High interest rates and attractive bond yields have made some investors hold back from mid-sized retail and office assets until valuations settle.
In their place, wealthy Scottish individuals, family trusts, and private investors have spent up to £40 million securing some of the city’s top commercial property.
In recent months, they have acquired 7 Castle Street, as well as the building housing the Contini restaurant and a Black Sheep Coffee outlet in George St, and a Princes Street retail unit occupied by Swarovski.
According to property consultancy Knight Frank, there are signs that the trend will continue.
Last year, Edinburgh’s only Wickes – located on Stevenson Road – was sold to a UK family trust for £6m, with all five underbidders being Scottish high-net-worth individuals.

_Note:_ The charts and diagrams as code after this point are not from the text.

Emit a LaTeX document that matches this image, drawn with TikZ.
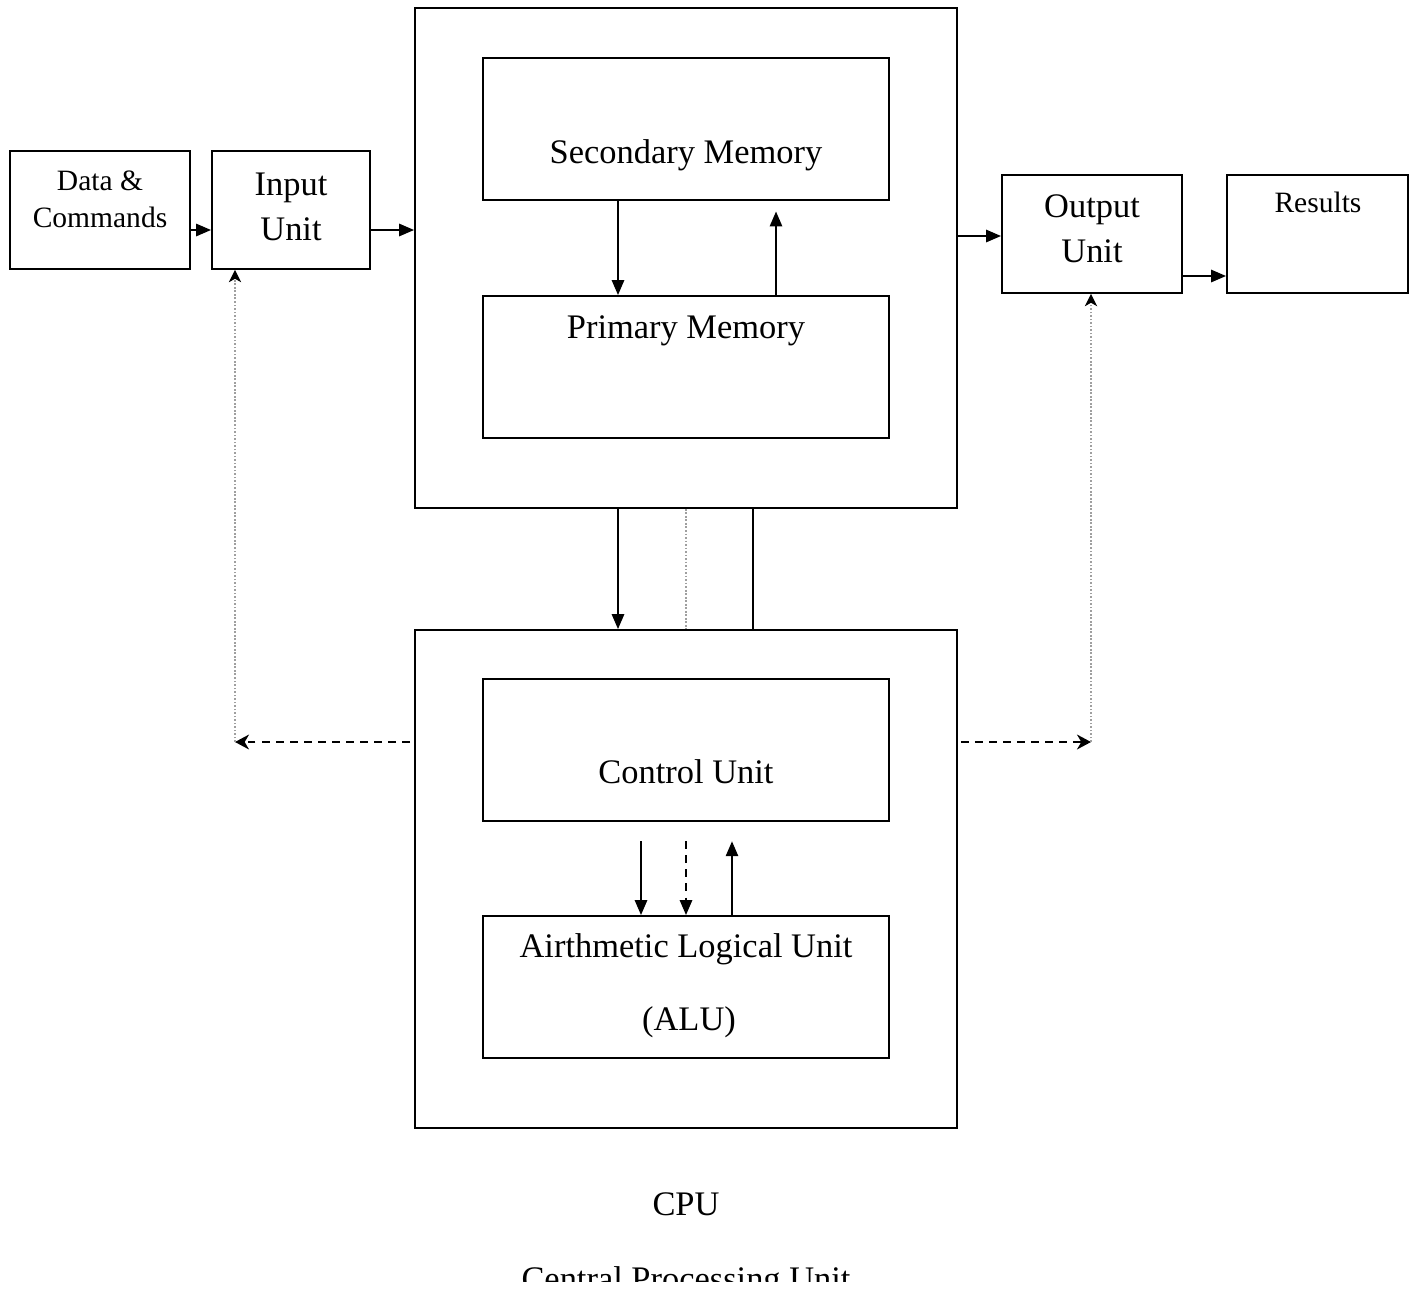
\documentclass[tikz,border=0pt]{standalone}
\usepackage{fontspec}
\setmainfont{Liberation Serif}
\usetikzlibrary{arrows.meta,calc}

\newcommand{\bigtxt}{\fontsize{19.6}{23}\selectfont}
\newcommand{\smalltxt}{\fontsize{16.8}{20}\selectfont}

\tikzset{
  box/.style={draw, line width=1.1pt, inner sep=0pt, minimum width=#1},
  boxh/.style={minimum height=#1},
  lbl/.style={anchor=base, inner sep=0pt, font=\bigtxt},
  slbl/.style={anchor=base, inner sep=0pt, font=\smalltxt},
  arr/.style={-{Triangle[length=8.5pt,width=7pt]}, line width=1.1pt},
  line/.style={line width=1.1pt},
  darr/.style={-{Stealth[length=8pt,width=8.5pt,inset=2.5pt]}, line width=1pt,
               dash pattern=on 4.5pt off 3.5pt},
  dotarr/.style={-{Stealth[length=7pt,width=7pt,inset=2pt,black,line width=0.8pt]}, draw=gray!75,
                 line width=0.7pt, dash pattern=on 1pt off 1pt},
  dotline/.style={draw=gray!75, line width=0.7pt, dash pattern=on 1pt off 1pt},
}

\begin{document}
\begin{tikzpicture}[x=0.02cm, y=-0.02cm]
\useasboundingbox (0,0) rectangle (1417,1289);

% ---- boxes (centre, width, height in px) ----
\node[box=3.6cm,  boxh=2.36cm] (dc)   at (100,210)  {};
\node[box=3.16cm, boxh=2.36cm] (inp)  at (291,210)  {};
\node[box=10.84cm,boxh=10cm]   (mem)  at (686,258)  {};
\node[box=8.12cm, boxh=2.84cm] (sec)  at (686,129)  {};
\node[box=8.12cm, boxh=2.84cm] (prim) at (686,367)  {};
\node[box=10.84cm,boxh=9.96cm] (cpu)  at (686,879)  {};
\node[box=8.12cm, boxh=2.84cm] (cu)   at (686,750)  {};
\node[box=8.12cm, boxh=2.84cm] (alu)  at (686,987)  {};
\node[box=3.6cm,  boxh=2.36cm] (out)  at (1092,234) {};
\node[box=3.62cm, boxh=2.36cm] (res)  at (1317.5,234) {};

% ---- labels ----
\node[slbl] (t1) at (100,190) {Data \&};
\node[slbl] (t2) at (100,227) {Commands};
\node[lbl]  (t3) at (291,195) {Input};
\node[lbl]  (t4) at (291,240) {Unit};
\node[lbl]  (t5) at (686,163) {Secondary Memory};
\node[lbl]  (t6) at (686,338) {Primary Memory};
\node[lbl]  (t7) at (686,783) {Control Unit};
\node[lbl]  (t8) at (686,957) {Airthmetic Logical Unit};
\node[lbl]  (t9) at (689,1030) {(ALU)};
\node[lbl]  (t10) at (1092,217) {Output};
\node[lbl]  (t11) at (1092,262) {Unit};
\node[slbl] (t12) at (1318,212) {Results};
\node[lbl]  (t13) at (686,1215) {CPU};
\begin{scope}
  \clip (0,0) rectangle (1417,1281);
  \node[lbl] (t14) at (686,1290) {Central Processing Unit};
\end{scope}

% ---- data flow ----
\draw[arr] (dc.east |- 0,230) -- (inp.west |- 0,230);
\draw[arr] (inp.east |- 0,230) -- (mem.west |- 0,230);
\draw[arr] (mem.east |- 0,236) -- (out.west |- 0,236);
\draw[arr] (out.east |- 0,276) -- (res.west |- 0,276);

% memory exchange
\draw[arr] (sec.south -| 618,0) -- (prim.north -| 618,0);
\draw[arr, shorten >=6pt] (prim.north -| 776,0) -- (sec.south -| 776,0);

% memory <-> processor
\draw[arr] (mem.south -| 618,0) -- (cpu.north -| 618,0);
\draw[dotline] (mem.south -| 686,0) -- (cpu.north -| 686,0);
\draw[line] (mem.south -| 753,0) -- (cpu.north -| 753,0);

% control unit <-> ALU
\draw[arr, shorten <=11pt] (cu.south -| 641,0) -- (alu.north -| 641,0);
\draw[arr, shorten <=11pt, dash pattern=on 4.5pt off 3.5pt] (cu.south -| 686,0) -- (alu.north -| 686,0);
\draw[arr, shorten >=11pt] (alu.north -| 732,0) -- (cu.south -| 732,0);

% control signals to input / output units
\coordinate (lc) at (235,742);
\coordinate (rc) at (1091,742);
\draw[darr] ($(cpu.west |- lc)+(-4,0)$) -- (lc);
\draw[darr] ($(cpu.east |- rc)+(3,0)$) -- (rc);
\draw[dotarr] (lc) -- (inp.south -| lc);
\draw[dotarr] (rc) -- (out.south -| rc);
\end{tikzpicture}
\end{document}
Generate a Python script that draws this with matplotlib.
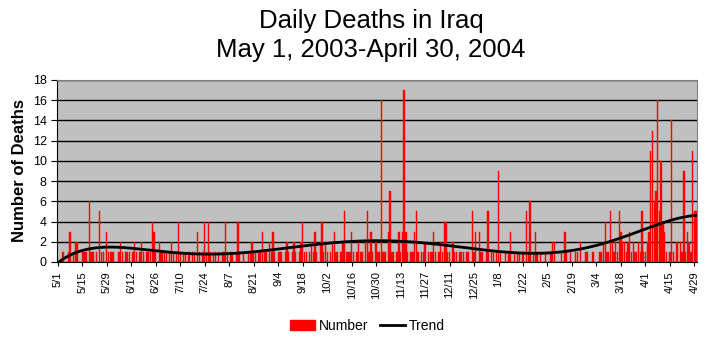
import numpy as np
import matplotlib
matplotlib.use("Agg")
import matplotlib.pyplot as plt
from matplotlib.patches import Patch
from matplotlib.lines import Line2D

plt.rcParams['font.family'] = ['Liberation Sans', 'DejaVu Sans']

may = [0,0,0,1,0,0,1,3,0,1, 2,2,0,0,1,1,1,0,6,1, 1,0,1,0,5,1,1,0,3,1, 1]
jun = [1,1,0,0,1,2,1,0,1,1, 1,0,1,2,1,0,1,2,1,0, 1,1,1,4,3,1,0,2,1,1]
jul = [1,1,0,1,2,1,0,1,4,1, 0,1,1,0,1,0,1,1,0,3, 1,0,1,4,1,4,1,0,1,1, 0]
aug = [1,0,1,1,4,1,0,1,1,0, 1,4,1,0,1,0,0,1,1,2, 1,1,0,1,1,3,1,1,0,2, 1]
sep = [3,1,0,1,1,1,0,1,2,1, 0,1,2,1,0,1,2,4,1,1, 0,1,2,1,3,1,0,2,4,1]
oct_ = [2,1,0,1,2,3,1,1,0,1, 2,5,1,1,1,3,1,0,1,2, 1,1,0,2,5,1,3,1,0,2, 1]
nov = [1,16,1,1,0,3,7,1,1,0, 1,3,1,3,17,3,1,0,1,1, 3,5,1,0,1,1,2,0,1,1]
dec = [1,3,1,0,1,2,1,4,4,1, 1,0,2,1,1,0,1,1,1,0, 1,1,0,5,1,3,0,3,1,1, 0]
jan = [1,5,0,1,1,0,1,9,1,0, 0,1,0,1,3,0,1,0,1,1, 0,1,0,5,1,6,0,1,3,1, 0]
feb = [1,0,0,1,0,0,1,2,2,0, 0,0,1,0,3,1,0,1,0,0, 1,1,0,2,0,0,1,1,0]
mar = [0,1,0,0,0,1,1,2,4,1, 1,5,2,1,2,1,5,3,2,2, 1,2,3,1,2,1,1,2,1,5, 1]
apr = [1,2,3,11,13,6,7,16,5,10, 4,3,1,0,1,14,1,0,2,0, 2,1,9,1,3,2,1,11,5,5]

deaths = np.array(may + jun + jul + aug + sep + oct_ + nov + dec + jan + feb + mar + apr, dtype=float)
tick_labels = ["5/1","5/15","5/29","6/12","6/26","7/10","7/24","8/7","8/21","9/4",
               "9/18","10/2","10/16","10/30","11/13","11/27","12/11","12/25","1/8",
               "1/22","2/5","2/19","3/4","3/18","4/1","4/15","4/29"]

days = np.arange(len(deaths))
# polynomial trend (order 6) as in the spreadsheet trendline
xs = (days - days.mean()) / days.std()
coef = np.polyfit(xs, deaths, 6)
trend = np.polyval(coef, xs)

fig = plt.figure(figsize=(7.07, 3.42), dpi=100)
ax = fig.add_axes([57/707, 1-262/342, 640/707, 182/342])
ax.set_facecolor('#C0C0C0')
ax.bar(days, deaths, width=0.75, color='#FF0000', edgecolor='#FF0000', lw=0.3, zorder=2)
ax.plot(days, trend, color='black', lw=2, zorder=3)

ax.set_ylim(0, 18)
ax.set_yticks(np.arange(0, 19, 2))
ax.yaxis.grid(True, color='black', lw=1)
ax.set_axisbelow(True)
ax.set_xlim(-0.5, len(deaths) - 0.5)
ax.set_xticks(np.arange(0, len(deaths), 14)[:len(tick_labels)])
ax.set_xticklabels(tick_labels, rotation=90, fontsize=8)
ax.tick_params(axis='y', labelsize=9, length=4, direction='out')
ax.tick_params(axis='x', length=3, direction='out')
for s in ['top', 'right']:
    ax.spines[s].set_color('#808080')
ax.spines['left'].set_color('black')
ax.spines['bottom'].set_color('black')

ax.set_ylabel('Number of Deaths', fontsize=12, fontweight='bold', labelpad=4)
fig.text(0.525, 0.94, 'Daily Deaths in Iraq', ha='center', va='center', fontsize=18.5)
fig.text(0.525, 0.855, 'May 1, 2003-April 30, 2004', ha='center', va='center', fontsize=18.5)

handles = [Patch(color='#FF0000'), Line2D([0], [0], color='black', lw=2)]
fig.legend(handles, ['Number', 'Trend'], loc='center', bbox_to_anchor=(0.52, 0.047),
           ncol=2, frameon=False, fontsize=10, handlelength=1.8, columnspacing=0.8,
           handletextpad=0.3)

fig.savefig('out.png', dpi=100)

Around £50m of privately held wealth also bid for a trio of property assets on George Street, which included occupiers such as The White Company, Gant, and Hackett.
High net worth individuals are contributing to a rise in investment in Edinburgh’s commercial property market. Knight Frank analysis published last week found that £596m of deals have been completed so far this year, which compares with £555m for the 12 months of 2022.
Euan Kelly, capital markets partner at Knight Frank Edinburgh, said: “There are great commercial property opportunities for high-net-worth individuals looking to invest at the moment.
“If you know Edinburgh and believe there is value in its main thoroughfares, you are looking at an opportunity that hasn’t existed since 2008, with other buyers keeping their powder dry in the current economic climate.
“Yields on gilts and returns on cash are obviously at the most attractive they have been in the best part of 15 years. However, over the long term, property has tended to outperform them and offers the opportunity for capital growth and a degree of income protection, with a lot of rental agreements linked to inflation.
“We have seen a great deal of interest from wealthy individuals and family trusts in assets between £5m and £20m and, even where they haven’t been successful, they have been highly competitive.
“They are keener to invest, and we expect to see more Scottish money buy up commercial property assets in Edinburgh throughout the remainder of the year and into 2024.”